Economy February 9, 2026

Brazil's January inflation seen edging up to 4.44% as markets price in March rate cut

Economists expect consumer prices to remain below the central bank's ceiling, reinforcing hopes of policy easing next month

By Hana Yamamoto
Brazil's January inflation seen edging up to 4.44% as markets price in March rate cut

Market forecasters in a recent poll expect Brazil's annual inflation rate to have risen modestly to 4.44% in January from 4.26% in December, keeping it below the 4.50% upper bound of the central bank's target range for a third consecutive month. The median view, compiled from 20 economists polled between February 4 and 9, also points to a 0.32% monthly increase in consumer prices, with notable strength in health services and personal care categories. These readings support growing market expectations that the central bank will begin cutting interest rates in March, while policymakers caution that rates will remain restrictive.

Key Points

  • Median of 20 economists polled Feb 4-9 forecast annual inflation at 4.44% in January, up from 4.26% in December but below the 4.50% target ceiling.
  • Monthly consumer prices are estimated to have risen 0.32% in January, with health services and personal care products among the strongest contributors.
  • Expectations of a March interest rate cut by the central bank are growing, although policymakers caution rates will remain restrictive.

Economists surveyed between February 4 and 9 expect Brazil's annual inflation to have inched higher to 4.44% in January from 4.26% in December, according to the poll median of 20 forecasters. If realized, that estimate would leave inflation within the central bank's tolerance band - below the 4.50% ceiling that sits 1.5 percentage points above the 3% midpoint target - and would mark the third month running that inflation remains under the upper limit.

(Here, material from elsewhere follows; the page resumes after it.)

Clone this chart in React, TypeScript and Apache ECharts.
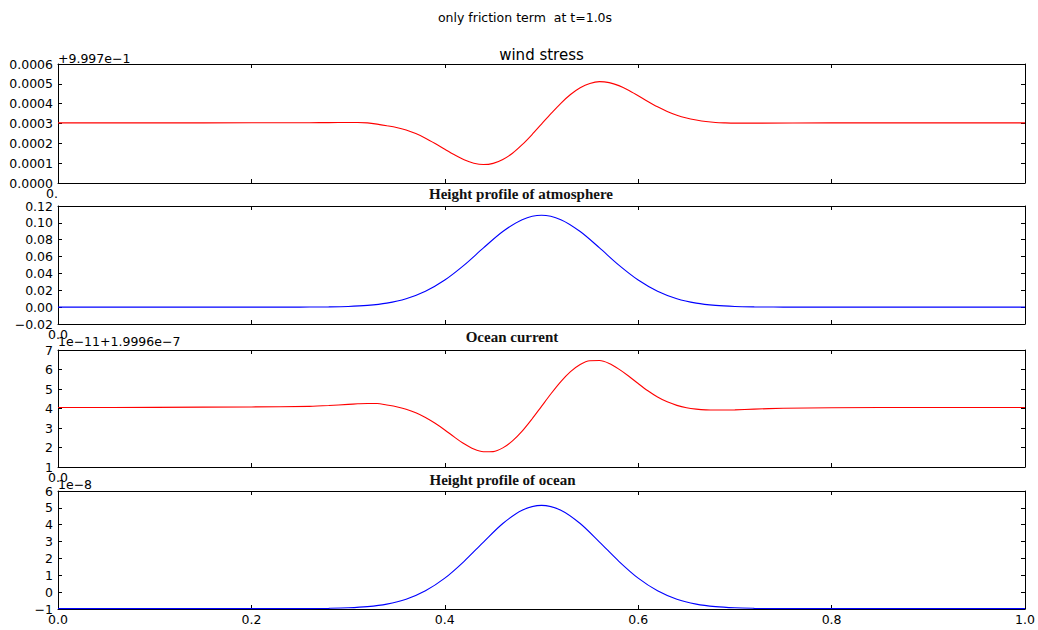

The range of forecasts in the poll spanned from 4.38% to 4.60%, and only one respondent placed January inflation above the official 4.50% threshold. The national statistics agency, IBGE, is scheduled to publish the full January consumer price data on Tuesday.

On a month-over-month basis, prices are projected to have risen 0.32% in January after a 0.33% increase in December. A bi-weekly inflation reading already indicated meaningful gains in health services and personal care products; data covering the period up to mid-January recorded a 1.38% increase in the personal hygiene segment, which includes skin care items that see elevated demand during Southern Hemisphere summer months.

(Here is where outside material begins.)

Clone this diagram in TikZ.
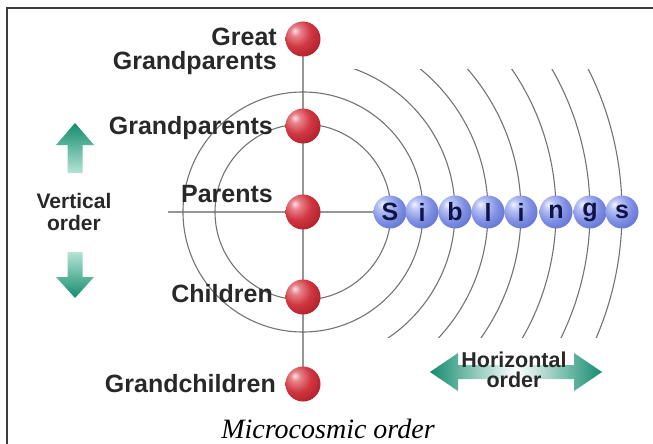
\documentclass[tikz,border=0pt]{standalone}
\usepackage{fontspec}
\setmainfont{Liberation Sans}
\newfontfamily\capfont{Liberation Serif}
\usetikzlibrary{backgrounds}
\definecolor{labelgray}{RGB}{40,40,40}
\definecolor{linegray}{RGB}{150,150,150}
\definecolor{arcgray}{RGB}{115,115,115}
\definecolor{navyc}{RGB}{15,20,70}
\definecolor{tealc}{RGB}{20,140,110}
\definecolor{teallight}{RGB}{180,228,214}
\definecolor{framec}{RGB}{60,60,60}
\definecolor{rA}{RGB}{250,225,228}
\definecolor{rB}{RGB}{232,130,138}
\definecolor{rC}{RGB}{208,55,65}
\definecolor{rD}{RGB}{170,28,38}
\definecolor{rE}{RGB}{135,18,28}
\definecolor{bA}{RGB}{240,244,255}
\definecolor{bB}{RGB}{185,195,245}
\definecolor{bC}{RGB}{130,145,228}
\definecolor{bD}{RGB}{85,100,200}
\definecolor{bE}{RGB}{45,55,140}
\pgfdeclareradialshading{redsphere}{\pgfqpoint{-12bp}{12bp}}{%
  color(0bp)=(rA); color(7bp)=(rB); color(20bp)=(rC); color(38bp)=(rD);
  color(55bp)=(rE); color(80bp)=(rE)}
\pgfdeclareradialshading{bluesphere}{\pgfqpoint{-12bp}{12bp}}{%
  color(0bp)=(bA); color(8bp)=(bB); color(22bp)=(bC); color(42bp)=(bD);
  color(58bp)=(bE); color(80bp)=(bE)}
\begin{document}
\begin{tikzpicture}[x=1pt,y=-1pt,
  lbl/.style={font=\bfseries\fontsize{25}{24}\selectfont, text=labelgray, inner sep=0pt},
  smalllbl/.style={font=\bfseries\fontsize{21}{22}\selectfont, text=labelgray, inner sep=0pt, align=center},
  redball/.style={circle, minimum size=35pt, inner sep=0pt, shade, shading=redsphere},
  sibball/.style={circle, minimum size=33pt, inner sep=0pt, text=navyc, font=\bfseries\fontsize{25}{25}\selectfont},
  wire/.style={draw=linegray, line width=1.8pt},
  arcline/.style={draw=arcgray, line width=1.1pt}]
\useasboundingbox (0,0) rectangle (653,444);
% frame
\draw[framec, line width=2pt] (7,444) -- (7,8) -- (653,8);
% red balls
\node[redball] (gg) at (303,39) {};
\node[redball] (gp) at (303,126) {};
\node[redball] (p)  at (303,212) {};
\node[redball] (c)  at (303,297) {};
\node[redball] (gc) at (303,384) {};
% sibling balls (letters; spheres are shaded on the background layer)
\node[sibball] (s1) at (390,212) {S};
\node[sibball] (s2) at (422,212) {i};
\node[sibball] (s3) at (455,212) {b};
\node[sibball] (s4) at (488,212) {l};
\node[sibball] (s5) at (521,212) {i};
\node[sibball] (s6) at (556,212) {n};
\node[sibball] (s7) at (590,212) {g};
\node[sibball] (s8) at (622,212) {s};
\coordinate (hl) at (168,212);
\begin{scope}[on background layer]
  \draw[wire] (gg.center) -- (gp.center) -- (p.center) -- (c.center) -- (gc.center);
  \draw[wire] (hl) -- (s1.center);
  \draw[arcline] (p.center) circle[radius=88pt];
  \draw[arcline] (p.center) circle[radius=120pt];
  \begin{scope}
    \clip (303,70) rectangle (653,337);
    \foreach \r in {152,185,218,253,287,319}
      \draw[arcline] (p.center) circle[radius=\r pt];
  \end{scope}
  \foreach \n in {s1,s2,s3,s4,s5,s6,s7,s8}
    \shade[shading=bluesphere] (\n.center) circle[radius=16.5pt];
\end{scope}
% labels
\node[lbl, align=right, anchor=east] (lgg) at (277,51) {Great\\Grandparents};
\node[lbl, anchor=base east] (lgp) at (273,134) {Grandparents};
\node[lbl, anchor=base east] (lp)  at (273,202) {Parents};
\node[lbl, anchor=base east] (lc)  at (273,302) {Children};
\node[lbl, anchor=base east] (lgc) at (276,392) {Grandchildren};
% vertical arrows
\shade[top color=tealc, bottom color=teallight]
  (75,123) -- (94,145) -- (82.5,145) -- (82.5,173) -- (67.5,173) -- (67.5,145) -- (56,145) -- cycle;
\shade[top color=teallight, bottom color=tealc]
  (75,298) -- (94,277) -- (82.5,277) -- (82.5,252) -- (67.5,252) -- (67.5,277) -- (56,277) -- cycle;
\node[smalllbl] (lv) at (74,211.5) {Vertical\\order};
% horizontal double arrow
\shade[left color=tealc, right color=tealc, middle color=white]
  (430,372) -- (458,353) -- (458,365) -- (574,365) -- (574,353) -- (602,372)
  -- (574,391) -- (574,379) -- (458,379) -- (458,391) -- cycle;
\node[smalllbl, font=\bfseries\fontsize{21.5}{20}\selectfont] (lh) at (514,369.5) {Horizontal\\order};
% caption
\node[font=\capfont\itshape\fontsize{28}{28}\selectfont, anchor=base, inner sep=0pt] (cap) at (328,438) {Microcosmic order};
\end{tikzpicture}
\end{document}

Analysts point to a mix of forces behind January's expected pattern. Gabriel Bisctrizan, an analyst at Sicredi, noted that recent increases in fuel-related taxes and adjustments to public transport fares are likely to overpower a partial rollback in electricity prices. He added that food inflation has remained subdued, aided by weaker prices for industrial and semi-processed food items, while underlying services inflation is currently contained.

Last month's hike in a goods transport tax - an element that contributes materially to the final cost of gasoline - more than offset recent fuel price reductions implemented by state-run oil producer Petrobras. Meanwhile, an abundant harvest in the previous year has eased upward pressure on food prices, and an ongoing contraction in industrial activity has curtailed manufacturers' ability to pass through costs to consumers.

Despite these moderating factors, some forecasters expect services disinflation to proceed more slowly. Buysidebrazil analysts warned that services price declines will be gradual because the labour market remains hot and wage pressures persist. They nevertheless argued that a progressive moderation in activity, lower inflation inertia and a steadier exchange rate should help this segment cool over the course of the year.

The recent appreciation of the Brazilian real - attributed in part to persistently high interest rates - has also been cited as a key influence in bringing inflation down. Policymakers at the central bank signalled last week an intention to begin lowering borrowing costs in March, while emphasising that policy rates would remain at restrictive levels even as cuts commence. Markets have increasingly factored in the prospect of a March easing, a development that would follow the run of inflation readings that appear to be holding below the central bank's tolerance limit.


What to watch next

  • The full January CPI release from IBGE, due Tuesday, which will confirm whether inflation matched the poll median.
  • Subsequent readings on services inflation and labour market indicators, which will influence the pace of disinflation in services and the central bank's policy path.
  • Movements in fuel taxation, public transport fares and electricity prices, each of which can swing monthly inflation prints.

Risks

  • A further rise in fuel-related taxes or public transport fares could push inflation higher, affecting energy and transportation sectors.
  • Services inflation may decelerate slowly if the labour market and wage pressures remain elevated, posing risks to the pace of policy easing and service-sector pricing.
  • Any unexpected volatility in the exchange rate or reversal of the currency's appreciation could undermine the disinflation trend and influence import-sensitive sectors.